Such a Damn Good Feeling
“This is such a damn good feeling — to be happy to be home. It’s SUCH a privilege.”
A friend of mine said this in a voice note as she landed back in Berlin. She had flown to visit me in Arizona while I was spending time with friends and family. I’d hoped she would visit me in my new home in Nicaragua, but life, rainy season, and the fact that flights to the U.S. were oddly cheap right now (I have thoughts… cue eye roll) made Berlin → Arizona the more practical choice.
To say I had trepidation is an understatement. No matter how hopeful I feel or how much I meditate in the days leading up, returning to the U.S. always stirs up old, unresolved stuff — bubbling up like a kombucha that’s been tossed around in my bag like a bowling ball. One twist of the cap and boom: emotional eruption. And that’s just the internal family systems. I hadn’t even begun to consider what Trump-merica might stir up in me.
I warned her that things might get weird, but she promised we’d have fun regardless, laugh like pigs, and make memories.
And memories we made. She got the full American welcome within 24 hours: wandering Walmart aisles with icy drinks in plastic cups, shivering inside every over-air-conditioned building, the works.

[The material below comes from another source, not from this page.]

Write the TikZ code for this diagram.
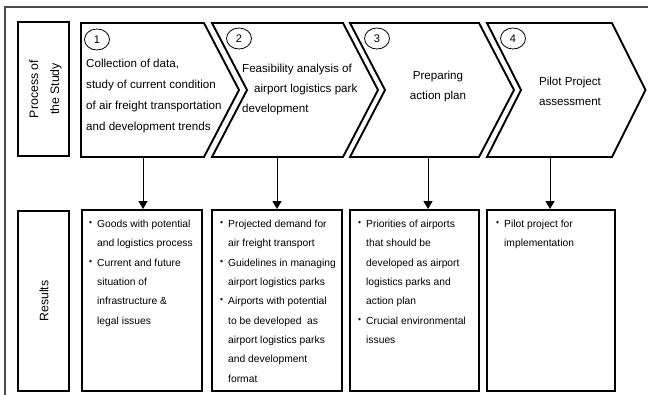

I haven’t lived in the U.S. in over a decade, and so much has changed — most of all, the automation. Giant tablets have replaced cashiers at nearly every restaurant. Driverless cars replace Ubers and taxis. Apps replace any remaining form of human interaction.
It used to be that if you didn’t want to talk to people, you stayed home. Now you can move through an entire day — run errands, check out your own groceries, order your own meal — without speaking to a single human being.
The Price We Pay for Convenience in America? Connection.
The longer I live in Nicaragua, the more I appreciate the life I’ve built away from the States. But it wasn’t until my friend expressed how good it felt to come home that I felt the weight of that privilege in my bones. I touch on this in my book, Exiting the Matrix, but this was the first time since moving to Berlin nearly ten years ago that I truly, viscerally understood it.
Travel gives us perspective. It shows us how similar we all are — and how backwards some of our norms can be. I’m grateful I’ve spent time in places where capitalism isn’t the ruling force, because it’s helped me see what truly makes a life meaningful: connection to nature, connection to like-hearted souls, and connection to my most authentic self.